*REQUIREMENTS:* Each record below should be output verbatim, without pictures.

*SUPPLIED DATA:*

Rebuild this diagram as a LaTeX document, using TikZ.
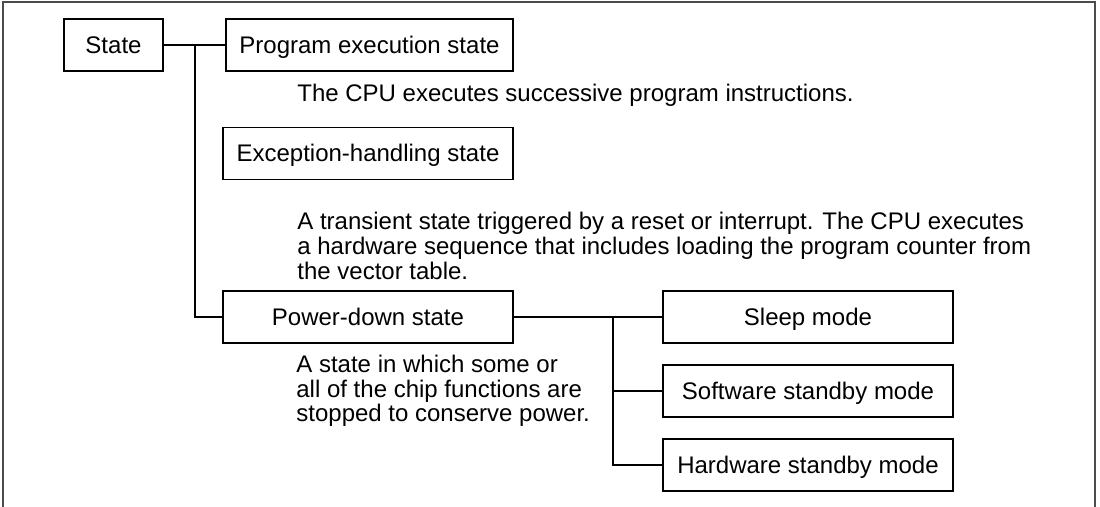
\documentclass[tikz,border=0pt]{standalone}
\usepackage{fontspec}
\setmainfont{Liberation Sans}
\usetikzlibrary{positioning}
\tikzset{
statebox/.style={draw=black, line width=0.65pt, minimum width=145pt, minimum height=26pt, inner sep=0pt, text height=0.86em, text depth=0.04em, align=center},
statenote/.style={anchor=west, align=left, inner sep=0pt},
stateline/.style={draw=black, line width=0.55pt},
stateframe/.style={draw=black!70, line width=0.8pt}
}

\begin{document}
\begin{tikzpicture}[x=0.5pt, y=-0.5pt, font=\fontsize{12}{12.3}\selectfont]
  \useasboundingbox (0,0) rectangle (1100,507);
  \draw[stateframe] (3,520) -- (3,2) -- (1095,2) -- (1095,520);
  \node[statebox, minimum width=49.5pt] (state) at (113.5,45) {State};
  \node[statebox, minimum width=143.5pt] (prog) at (369.5,45) {Program execution state};
  \node[statebox] (exc) at (368,153.5) {Exception-handling state};
  \node[statebox] (power) at (368,317) {Power-down state};
  \node[statebox] (sleep) at (808,317) {Sleep mode};
  \node[statebox] (soft) at (808,391) {Software standby mode};
  \node[statebox] (hard) at (808,465) {Hardware standby mode};
  \node[statenote] (prognote) at (297,95) {The CPU executes successive program instructions.};
  \node[statenote] (excnote) at (297,246) {A transient state triggered by a reset or interrupt. The CPU executes\\a hardware sequence that includes loading the program counter from\\the vector table.};
  \node[statenote] (powernote) at (296,391) {A state in which some or\\all of the chip functions are\\stopped to conserve power.};
  \coordinate (trunk) at (195,45);
  \coordinate (branch) at (613,317);
  \draw[stateline] (state) -- (prog);
  \draw[stateline] (trunk) |- (power.west);
  \draw[stateline] (power) -- (sleep);
  \draw[stateline] (branch) |- (soft.west);
  \draw[stateline] (branch) |- (hard.west);
\end{tikzpicture}
\end{document}
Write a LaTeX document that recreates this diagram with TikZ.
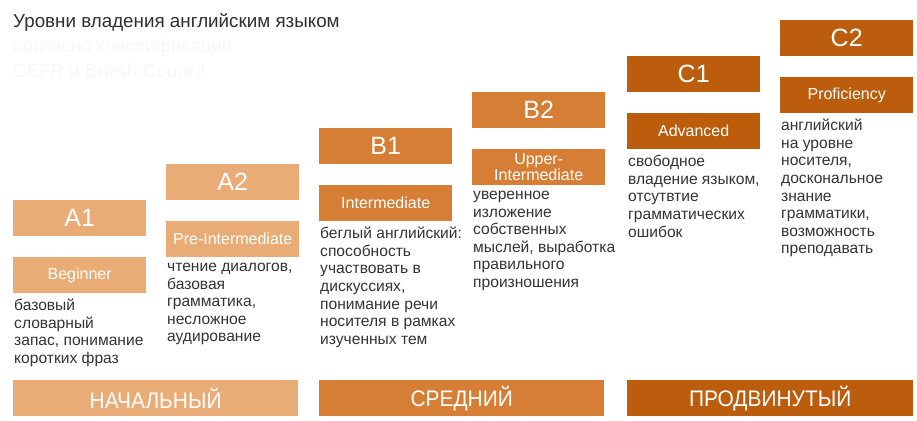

*TASK ANSWER:*
Rebuild this diagram as a LaTeX document, using TikZ.
\documentclass[tikz,border=0pt]{standalone}
\usepackage{fontspec}
\setmainfont{Liberation Sans}
\usetikzlibrary{positioning}
\tikzset{
statebox/.style={draw=black, line width=0.65pt, minimum width=145pt, minimum height=26pt, inner sep=0pt, text height=0.86em, text depth=0.04em, align=center},
statenote/.style={anchor=west, align=left, inner sep=0pt},
stateline/.style={draw=black, line width=0.55pt},
stateframe/.style={draw=black!70, line width=0.8pt}
}

\begin{document}
\begin{tikzpicture}[x=0.5pt, y=-0.5pt, font=\fontsize{12}{12.3}\selectfont]
  \useasboundingbox (0,0) rectangle (1100,507);
  \draw[stateframe] (3,520) -- (3,2) -- (1095,2) -- (1095,520);
  \node[statebox, minimum width=49.5pt] (state) at (113.5,45) {State};
  \node[statebox, minimum width=143.5pt] (prog) at (369.5,45) {Program execution state};
  \node[statebox] (exc) at (368,153.5) {Exception-handling state};
  \node[statebox] (power) at (368,317) {Power-down state};
  \node[statebox] (sleep) at (808,317) {Sleep mode};
  \node[statebox] (soft) at (808,391) {Software standby mode};
  \node[statebox] (hard) at (808,465) {Hardware standby mode};
  \node[statenote] (prognote) at (297,95) {The CPU executes successive program instructions.};
  \node[statenote] (excnote) at (297,246) {A transient state triggered by a reset or interrupt. The CPU executes\\a hardware sequence that includes loading the program counter from\\the vector table.};
  \node[statenote] (powernote) at (296,391) {A state in which some or\\all of the chip functions are\\stopped to conserve power.};
  \coordinate (trunk) at (195,45);
  \coordinate (branch) at (613,317);
  \draw[stateline] (state) -- (prog);
  \draw[stateline] (trunk) |- (power.west);
  \draw[stateline] (power) -- (sleep);
  \draw[stateline] (branch) |- (soft.west);
  \draw[stateline] (branch) |- (hard.west);
\end{tikzpicture}
\end{document}
Write a LaTeX document that recreates this diagram with TikZ.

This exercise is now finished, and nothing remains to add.